Commitment to content
Brands that constantly produce content, socialized through digital, building up to an enduring brand purpose. Red Bull’s Stratos is just another in their long line of original branded content. Coca-cola has made an energetic and focused leap into this space through both their Liquid and Linked content strategy and the recent Share a Coke campaign, building on the innovative Happiness Machine vending project. These singular creative initiatives are part of a larger content strategy.
Commitment to an agenda
McDonald’s is a good example of a brand committing to a digital agenda: Your Questions follows the Twelpforce model of using social media to address consumer questions and concerns in real time, openly and honestly. At the time of writing, they’re still responding to questions.
Commitment to building a long-term asset
Brands committed to non-campaign based initiatives build consumer relationship value over time. Through its much-heralded Fuel Band, Nike is the stand-out example of a company seeing digital as an asset to invest in, rather than a marketing campaign to promote. An in-depth, always-on CRM program, Nike+ enables consumers to connect, engage and purchase new products, and brag on their social networks.
In various guises, Red Bull, Coca-cola, McDonald’s and, most of all, Nike view digital as an asset with a long-term value that appreciates with investment. In shedding the campaign mentality and committing to their assets — be it a content platform, customer service agenda or product — they’re building genuine brand and commercial value.
Traditionally we ‘invest’ time and media budget in campaigns that have a shelf-life; they rarely appreciate in value over time, and actually depreciate dramatically once the campaign is over.

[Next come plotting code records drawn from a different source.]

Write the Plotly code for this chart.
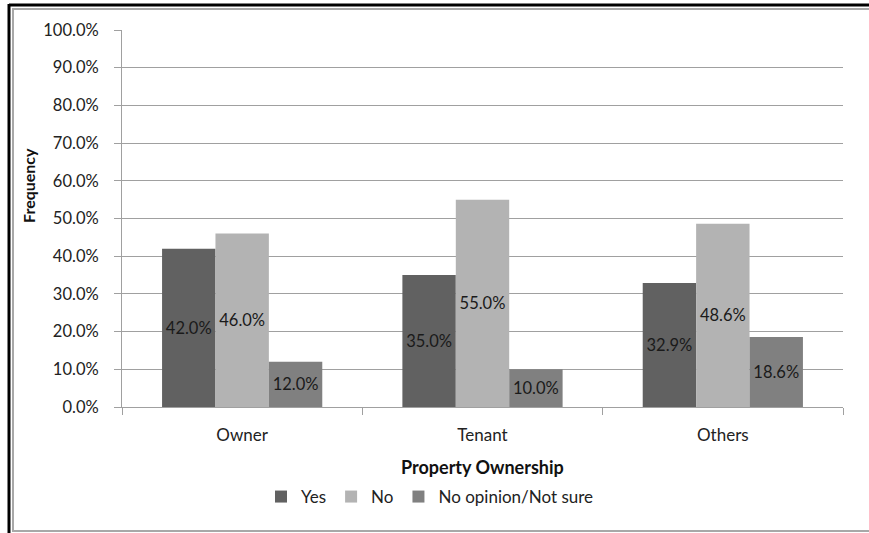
"""
Property ownership vs. opinion - grouped bar chart
"""
import plotly.graph_objects as go

categories = ["Owner", "Tenant", "Others"]
yes_vals = [0.420, 0.350, 0.329]
no_vals = [0.460, 0.550, 0.486]
unsure_vals = [0.120, 0.100, 0.186]
series_names = ["Yes", "No", "No opinion/Not sure"]
y_ticks = [0.0, 0.1, 0.2, 0.3, 0.4, 0.5, 0.6, 0.7, 0.8, 0.9, 1.0]

FONT = "Lato, 'Open Sans', sans-serif"

# Excel style grays
colors = ["#616161", "#b3b3b3", "#808080"]

W, H = 869, 533
L, R, T, B = 122, 26, 30, 126
pw, ph = W - L - R, H - T - B


def px_x(x):
    return (x - L) / pw


def px_y(y):
    return (H - B - y) / ph


fig = go.Figure()

for name, vals, col in zip(series_names, [yes_vals, no_vals, unsure_vals], colors):
    fig.add_trace(go.Bar(
        name=name,
        x=categories,
        y=vals,
        marker=dict(color=col, line=dict(width=0)),
        texttemplate='%{y:.1%}',
        textposition='inside',
        insidetextanchor='middle',
        textangle=0,
        textfont=dict(color="#1a1a1a", size=16.5, family=FONT),
    ))

fig.update_layout(
    width=W, height=H,
    margin=dict(l=L, r=R, t=T, b=B),
    paper_bgcolor="white",
    plot_bgcolor="white",
    barmode='group',
    bargap=1 / 3,
    bargroupgap=0,
    font=dict(family=FONT, color="#222222"),
    showlegend=True,
    legend=dict(
        orientation="h",
        x=px_x(430), xanchor="center",
        y=px_y(497), yanchor="middle",
        font=dict(size=17, family=FONT),
        itemwidth=30,
        traceorder="normal",
    ),
    xaxis=dict(
        type='category',
        showline=True, linecolor="#a0a0a0", linewidth=1,
        ticks="outside", tickson="boundaries", ticklen=7, tickcolor="#a0a0a0",
        tickfont=dict(size=17, family=FONT),
        ticklabelstandoff=13,
        showgrid=False,
    ),
    yaxis=dict(
        range=[0, 1],
        tickvals=y_ticks,
        tickformat=".1%",
        showline=True, linecolor="#a0a0a0", linewidth=1,
        ticks="outside", ticklen=7, tickcolor="#a0a0a0",
        tickfont=dict(size=16.5, family=FONT),
        ticklabelstandoff=12,
        showgrid=True, gridcolor="#a0a0a0", gridwidth=1,
        zeroline=False,
    ),
)

# axis titles
fig.add_annotation(
    text="<b>Frequency</b>", textangle=-90,
    xref="paper", yref="paper", x=px_x(28), y=px_y(186),
    xanchor="center", yanchor="middle",
    showarrow=False, font=dict(size=16, family=FONT, color="#111111"),
)
fig.add_annotation(
    text="<b>Property Ownership</b>",
    xref="paper", yref="paper", x=px_x(482), y=px_y(467),
    xanchor="center", yanchor="middle",
    showarrow=False, font=dict(size=18, family=FONT, color="#111111"),
)

# frame: black outer lines (top/left) and gray inner box
fig.add_shape(type="line", xref="paper", yref="paper",
              x0=px_x(9), x1=px_x(W + 5), y0=px_y(5), y1=px_y(5),
              line=dict(color="black", width=3))
fig.add_shape(type="line", xref="paper", yref="paper",
              x0=px_x(9), x1=px_x(9), y0=px_y(4), y1=px_y(H + 5),
              line=dict(color="black", width=3))
fig.add_shape(type="rect", xref="paper", yref="paper",
              x0=px_x(13), x1=px_x(W + 5), y0=px_y(9), y1=px_y(531),
              line=dict(color="#a8a8a8", width=2), fillcolor="rgba(0,0,0,0)")

# page body has a default 8px margin, drop it so the figure sits at 0,0
fig.write_html("out.html", config={"displayModeBar": False},
               post_script="document.body.style.margin='0';")
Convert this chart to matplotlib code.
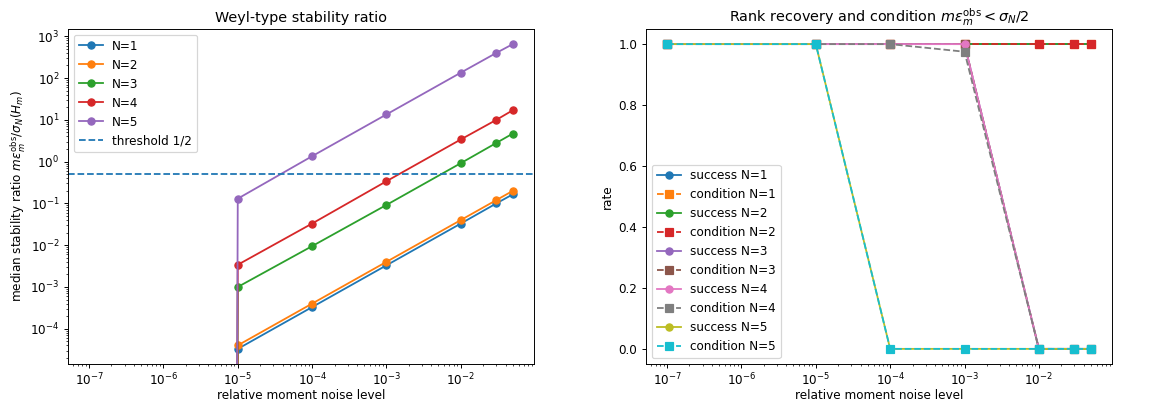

If we stop categorizing digital as a campaign tool, and commit to investing in it as an asset, that asset will appreciate in value more measurably and meaningfully than traditional media metrics. Why’s this not happened across the board? Because the very best digital brand assets haven’t germinated from marketing teams or agencies who take a campaign view of the world, but from new product development teams who build enduring assets with a lifetime value and growing consumer base.
If we want to make the most of this digitally-enabled world, then we must reframe our perception: digital is not a media, a short term ‘test’ or simply a campaign element. To fully realize its potential we must view digital as an asset with appreciating long-term value that builds your brand and business. If we do that, then we can look Mr Isakson in the eye guilt free.